Time-in-force: how long an order lives

The last piece automated traders often overlook is time-in-force, which controls an order's lifespan. Day orders expire at the close of the trading day. GTC (good-til-canceled) orders persist across sessions until filled or canceled — useful, but easy to forget about until an old order fills unexpectedly. IOC (immediate-or-cancel) fills whatever it can right away and cancels the rest, and FOK (fill-or-kill) requires the entire order to fill immediately or none of it does.

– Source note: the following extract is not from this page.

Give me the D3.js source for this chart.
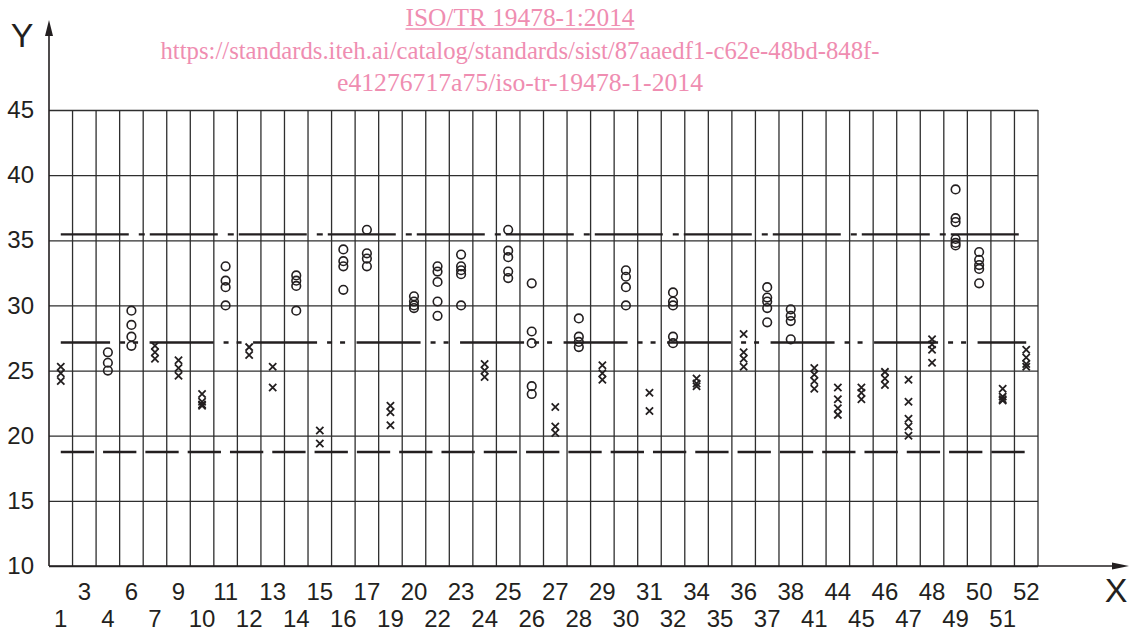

These flags matter more in automation than in manual trading because your code places orders without a human watching. A GTC order your strategy forgot about can fill days later in conditions your logic never intended; an IOC or FOK is the right tool when you only want a fill under specific immediate conditions. Set time-in-force deliberately, log every order, and make sure your system reconciles what it intended against what actually filled.

The throughline: order type and time-in-force are part of your strategy's risk profile, not boilerplate. The same signal can be a good trade or a bad one depending on how you instruct the exchange to act on it. Choose deliberately based on the instrument's liquidity and the urgency of the trade, and your live results will track your intentions far more closely.

Order types are unglamorous plumbing that quietly determine whether your strategy behaves as designed. Learn what each one trades away — price for certainty, or certainty for price — and your automated trades will stop springing the expensive surprises that catch traders who treated the order type as an afterthought.